Editorial: Students, staff debate school spirit

 Webster fans gather for the Nov. 14, soccer State championship at Soccer Park. Roughly a third of the school was at the previous day’s game to support the Statesmen in the semi-finals. Photo by Andy Kimball

Webster fans gather for the Nov. 14, soccer State championship at Soccer Park. Roughly a third of the school was at the previous day’s game to support the Statesmen in the semi-finals. Photo by Andy Kimball

Some feel school spirit at the high school has declined over the past few years and point to the lack of students attending and cheering at games to supports this perception.

Coach Dwyane Kirksey, assistant football coach, said when he started in 2002, the student sections were packed, but in 2013, he started to see a decline.

Kirksey said the lack of spirit may be due to “technology, jobs, and people have other plans on Friday nights.”

Senior Pep Club co-president Rebecca Riley said, “Older kids think it’s ‘dumb’ to cheer at games, and younger kids model that.”

While some say spirit is in a decline, others think it’s coming back after a mere period of dormancy and note that over a third of students (800 who checked in with athletic director Jerry Collins) attended the men’s soccer semi-final game.
The question of school spirit is definitely debatable.

Social Studies teacher and freshman basketball coach Zach Smith said, “I feel like we’ve reached a turning point. The 800 students at the soccer game, the Fox 2 Pep Rally, the Lip Dub, Spirit Week…it feels like the whole school, staff and students, is more excited to be here, and that’s what it’s all about! It’s about enjoying our school.”

Some have lamented the days of fun Friday night football games are over as the students seemed to turn to other sports and activities.

Students seem to be at home or at a party, and not supporting their school and classmates.

All of this is puzzling. School events are now the last thing on students’ minds.

Principal John E. Thomas said this is because “students have many other options like social media and/or jobs.”

Head basketball coach Jay Blossom said, “I don’t understand why kids aren’t attending. It’s tradition I hope comes back.”

Bonnie Randall and Isabelle Slane, seniors, said they saw a decline in the senior participation from last year.

Assistant football coach Dwight Kirksey said, “Kids have more going on; the school work is harder,” and that’s why they aren’t coming to the games.

Kirksey said having events for students during tailgates would be good for the students and to capture their attention.
Deadmon said players have to win games to grab students attention.

To raise school spirit, Riley and her pep club members have put together a lip dub where the entire student body lip syncs a song for a video, and they included all the clubs and sports teams.

Riley said, “The lip dub will hopefully bring school spirit back.”

Those who suggest that there is good school spirit point out that Statemen paraphernalia sales have increased from $9,000 in 2013 to $11,000 in 2014. At only halfway through the school year, spirit gear sales are already over $11,000.

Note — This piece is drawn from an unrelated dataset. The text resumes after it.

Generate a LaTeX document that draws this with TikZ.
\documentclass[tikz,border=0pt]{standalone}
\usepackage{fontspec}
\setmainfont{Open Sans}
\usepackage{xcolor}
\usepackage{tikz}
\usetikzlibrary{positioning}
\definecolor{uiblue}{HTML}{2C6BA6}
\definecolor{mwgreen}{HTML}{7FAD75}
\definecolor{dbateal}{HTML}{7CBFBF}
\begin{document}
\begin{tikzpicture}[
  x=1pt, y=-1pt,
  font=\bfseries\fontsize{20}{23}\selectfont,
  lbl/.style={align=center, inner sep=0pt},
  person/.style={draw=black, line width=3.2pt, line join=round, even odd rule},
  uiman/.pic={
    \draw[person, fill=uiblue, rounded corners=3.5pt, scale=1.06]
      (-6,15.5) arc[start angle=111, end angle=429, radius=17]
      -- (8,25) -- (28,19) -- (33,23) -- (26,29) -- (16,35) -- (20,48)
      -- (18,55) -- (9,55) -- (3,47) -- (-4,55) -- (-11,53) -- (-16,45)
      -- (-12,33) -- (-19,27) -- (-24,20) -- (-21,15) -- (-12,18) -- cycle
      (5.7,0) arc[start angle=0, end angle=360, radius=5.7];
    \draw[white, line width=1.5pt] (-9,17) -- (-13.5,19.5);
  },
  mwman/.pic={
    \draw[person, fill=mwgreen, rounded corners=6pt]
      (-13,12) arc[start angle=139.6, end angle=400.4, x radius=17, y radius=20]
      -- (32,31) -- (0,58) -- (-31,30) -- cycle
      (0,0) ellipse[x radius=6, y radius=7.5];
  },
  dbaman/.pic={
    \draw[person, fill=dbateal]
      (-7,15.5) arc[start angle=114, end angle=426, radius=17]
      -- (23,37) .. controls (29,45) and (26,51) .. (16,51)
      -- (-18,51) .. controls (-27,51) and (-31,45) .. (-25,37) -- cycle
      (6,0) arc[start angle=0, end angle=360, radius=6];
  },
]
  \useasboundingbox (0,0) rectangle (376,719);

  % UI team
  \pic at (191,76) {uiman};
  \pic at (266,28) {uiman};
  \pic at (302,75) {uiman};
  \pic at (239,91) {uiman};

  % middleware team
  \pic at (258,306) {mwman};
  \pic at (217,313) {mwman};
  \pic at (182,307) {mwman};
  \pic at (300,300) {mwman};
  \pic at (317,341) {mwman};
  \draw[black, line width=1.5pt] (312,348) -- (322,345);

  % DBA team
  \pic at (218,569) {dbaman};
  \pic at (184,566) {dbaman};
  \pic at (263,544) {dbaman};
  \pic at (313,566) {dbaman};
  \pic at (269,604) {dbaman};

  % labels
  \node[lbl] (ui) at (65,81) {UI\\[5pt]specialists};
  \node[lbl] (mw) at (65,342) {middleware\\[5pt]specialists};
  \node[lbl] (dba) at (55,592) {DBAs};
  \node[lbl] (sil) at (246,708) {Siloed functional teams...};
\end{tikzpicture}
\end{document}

Right now in Webster the soccer team is very popular. High school soccer is in the same season as football, so it makes sense why students aren’t attending football games.

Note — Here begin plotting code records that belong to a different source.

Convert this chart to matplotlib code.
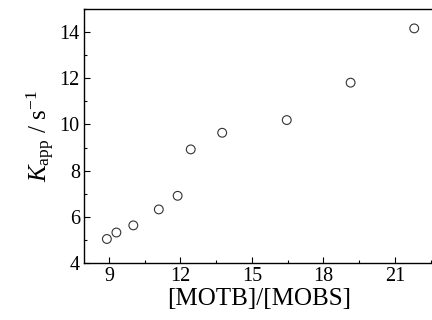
import matplotlib
matplotlib.use("Agg")
import matplotlib.pyplot as plt
from matplotlib.ticker import MultipleLocator

plt.rcParams['font.family'] = ['Liberation Serif']
plt.rcParams['mathtext.fontset'] = 'custom'
plt.rcParams['mathtext.rm'] = 'Liberation Serif'
plt.rcParams['mathtext.it'] = 'Liberation Serif:italic'

ratio = [8.91, 9.31, 10.02, 11.09, 11.88, 12.43, 13.75, 16.46, 19.14, 21.81]
kapp = [5.04, 5.32, 5.63, 6.32, 6.91, 8.92, 9.64, 10.19, 11.81, 14.16]
xticks = [9, 12, 15, 18, 21]
yticks = [4, 6, 8, 10, 12, 14]

fig = plt.figure(figsize=(4.32, 3.2), dpi=100)
ax = fig.add_axes([84/432, 57/320, 350/432, 254/320])
ax.scatter(ratio, kapp, s=40, facecolors='none', edgecolors='#333333', linewidths=0.8)
ax.set_xlim(7.95, 22.64)
ax.set_ylim(4, 15)
ax.set_xticks(xticks)
ax.set_yticks(yticks)
ax.xaxis.set_minor_locator(MultipleLocator(1.5))
ax.yaxis.set_minor_locator(MultipleLocator(1))
ax.tick_params(which='both', direction='in', top=False, right=False, labelsize=14.5)
ax.tick_params(which='major', length=4, width=0.8, pad=3)
ax.tick_params(which='minor', length=2.5, width=0.8)
for sp in ax.spines.values():
    sp.set_linewidth(1.0)
ax.set_xlabel('[MOTB]/[MOBS]', fontsize=18, labelpad=1)
ax.set_ylabel(r'$K_{\mathrm{app}}$ / s$^{-1}$', fontsize=18, labelpad=2)
fig.savefig('out.png', dpi=100)
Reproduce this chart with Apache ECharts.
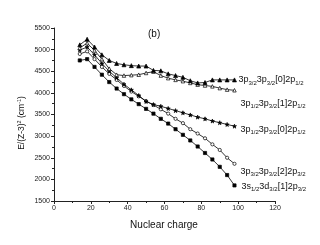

Head men’s soccer coach Tim Cashel said, “I feel the student spirit has never been higher than right now. The students rallied around us.” Cashel felt the atmosphere was incredible.

When one wins State championships, fans will be attract to the games; when one doesn’t, it’s hard for students to feel obligated to come out and give support.

Soccer has captured the attention of many students, and that’s what they are supporting right now.
It seems, then, that spirit is fluid.

Daniel Deadmon, senior and football/basketball player, said the school spirit was based on the success of top athletes from a year ago, and since those athletes left, fans lost faith in the teams.

Deadmon said since fans haven’t showed support, it makes him want to work harder.

Regardless of performance, though, it’s important for the student body to show spirit.

Blossom said, “The student body makes a difference at games, and the players feed off that.”

Spirit helps create success, and success keeps the spirit high.